EXERCISE: Copy out the entries in full and with complete accuracy; pictures are excluded.

INPUT DATA:
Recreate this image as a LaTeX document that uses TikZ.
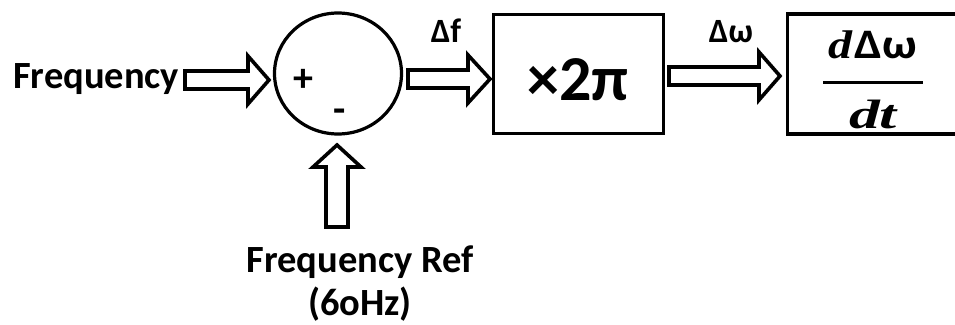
\documentclass[tikz,border=0pt]{standalone}
\usepackage{fontspec}
\setmainfont{Carlito}
\newfontfamily\mathserif{Liberation Serif}
\usetikzlibrary{calc,shapes.geometric}
\tikzset{
  blk/.style={draw=black,line width=3.2pt,fill=white,inner sep=0pt},
  barrow/.style={draw=black,line width=3.6pt,fill=white,line join=miter},
  lbl/.style={inner sep=0pt,font=\bfseries\fontsize{38.5}{42}\selectfont},
  sgn/.style={inner sep=0pt,font=\bfseries\fontsize{40}{42}\selectfont},
  dlbl/.style={inner sep=0pt,font=\bfseries\fontsize{34}{36}\selectfont},
}
% horizontal block arrow: #1 tail x, #2 head base x, #3 tip x, #4 y
\newcommand{\hblockarrow}[4]{%
  \draw[barrow] (#1,#4-9) -- (#2,#4-9) -- (#2,#4-24) -- (#3,#4) -- (#2,#4+24) -- (#2,#4+9) -- (#1,#4+9) -- cycle;}
\begin{document}
\begin{tikzpicture}[x=1pt,y=-1pt]
\useasboundingbox (0,0) rectangle (955,324);
% blocks
\node[blk,ellipse,minimum width=127pt,minimum height=121pt] (sum) at (338,73.5) {};
\node[blk,rectangle,minimum width=170pt,minimum height=119pt] (gain) at (578.5,74) {};
\node[inner sep=0pt,anchor=base,font=\bfseries\fontsize{64}{66}\selectfont] (gaintxt) at (578,100) {×2π};
\node[blk,rectangle,minimum width=180pt,minimum height=120pt] (deriv) at (877.5,74) {};
% signs
\node[sgn] (plus) at (303,80) {+};
\node[sgn] (minus) at (340,116) {-};
% inputs
\node[lbl,anchor=base west] (freq) at (13,88) {Frequency};
\node[lbl,anchor=base] (fref) at (360,272) {Frequency Ref};
\node[lbl,anchor=base] (fref2) at (360,315) {(6oHz)};
% connectors (block arrows)
\hblockarrow{185}{248}{269}{80}
\hblockarrow{408}{468}{490}{79}
\hblockarrow{669}{759}{780}{76}
\draw[barrow] (326,227) -- (326,167) -- (313,167) -- (337,145) -- (361,167) -- (348,167) -- (348,227) -- cycle;
% labels
\node[dlbl,anchor=base] (df) at (446,42) {Δf};
\node[dlbl,anchor=base] (dw) at (731,42) {Δω};
% fraction
\node[inner sep=0pt,anchor=base] (num) at (873,58) {\scalebox{1.2}[1]{\fontsize{40}{42}\selectfont\mathserif\bfseries\itshape d}\,\scalebox{1.15}[1]{\bfseries\fontsize{42}{44}\selectfont Δω}};
\draw[line width=3pt] (823,82) coordinate (b1) -- (923,82) coordinate (b2);
\node[inner sep=0pt,anchor=base] (den) at (873,128) {\scalebox{1.5}[1]{\fontsize{41}{43}\selectfont\mathserif\bfseries\itshape dt}};
\end{tikzpicture}
\end{document}
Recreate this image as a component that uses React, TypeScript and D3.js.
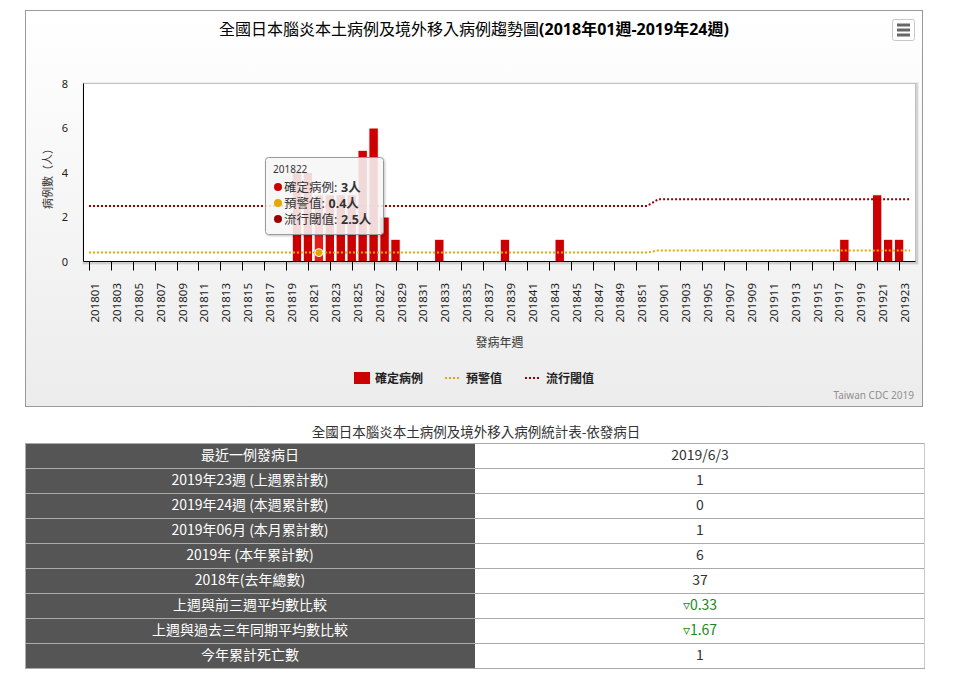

COMPLETE ANSWER:
Recreate this image as a LaTeX document that uses TikZ.
\documentclass[tikz,border=0pt]{standalone}
\usepackage{fontspec}
\setmainfont{Carlito}
\newfontfamily\mathserif{Liberation Serif}
\usetikzlibrary{calc,shapes.geometric}
\tikzset{
  blk/.style={draw=black,line width=3.2pt,fill=white,inner sep=0pt},
  barrow/.style={draw=black,line width=3.6pt,fill=white,line join=miter},
  lbl/.style={inner sep=0pt,font=\bfseries\fontsize{38.5}{42}\selectfont},
  sgn/.style={inner sep=0pt,font=\bfseries\fontsize{40}{42}\selectfont},
  dlbl/.style={inner sep=0pt,font=\bfseries\fontsize{34}{36}\selectfont},
}
% horizontal block arrow: #1 tail x, #2 head base x, #3 tip x, #4 y
\newcommand{\hblockarrow}[4]{%
  \draw[barrow] (#1,#4-9) -- (#2,#4-9) -- (#2,#4-24) -- (#3,#4) -- (#2,#4+24) -- (#2,#4+9) -- (#1,#4+9) -- cycle;}
\begin{document}
\begin{tikzpicture}[x=1pt,y=-1pt]
\useasboundingbox (0,0) rectangle (955,324);
% blocks
\node[blk,ellipse,minimum width=127pt,minimum height=121pt] (sum) at (338,73.5) {};
\node[blk,rectangle,minimum width=170pt,minimum height=119pt] (gain) at (578.5,74) {};
\node[inner sep=0pt,anchor=base,font=\bfseries\fontsize{64}{66}\selectfont] (gaintxt) at (578,100) {×2π};
\node[blk,rectangle,minimum width=180pt,minimum height=120pt] (deriv) at (877.5,74) {};
% signs
\node[sgn] (plus) at (303,80) {+};
\node[sgn] (minus) at (340,116) {-};
% inputs
\node[lbl,anchor=base west] (freq) at (13,88) {Frequency};
\node[lbl,anchor=base] (fref) at (360,272) {Frequency Ref};
\node[lbl,anchor=base] (fref2) at (360,315) {(6oHz)};
% connectors (block arrows)
\hblockarrow{185}{248}{269}{80}
\hblockarrow{408}{468}{490}{79}
\hblockarrow{669}{759}{780}{76}
\draw[barrow] (326,227) -- (326,167) -- (313,167) -- (337,145) -- (361,167) -- (348,167) -- (348,227) -- cycle;
% labels
\node[dlbl,anchor=base] (df) at (446,42) {Δf};
\node[dlbl,anchor=base] (dw) at (731,42) {Δω};
% fraction
\node[inner sep=0pt,anchor=base] (num) at (873,58) {\scalebox{1.2}[1]{\fontsize{40}{42}\selectfont\mathserif\bfseries\itshape d}\,\scalebox{1.15}[1]{\bfseries\fontsize{42}{44}\selectfont Δω}};
\draw[line width=3pt] (823,82) coordinate (b1) -- (923,82) coordinate (b2);
\node[inner sep=0pt,anchor=base] (den) at (873,128) {\scalebox{1.5}[1]{\fontsize{41}{43}\selectfont\mathserif\bfseries\itshape dt}};
\end{tikzpicture}
\end{document}
Recreate this image as a component that uses React, TypeScript and D3.js.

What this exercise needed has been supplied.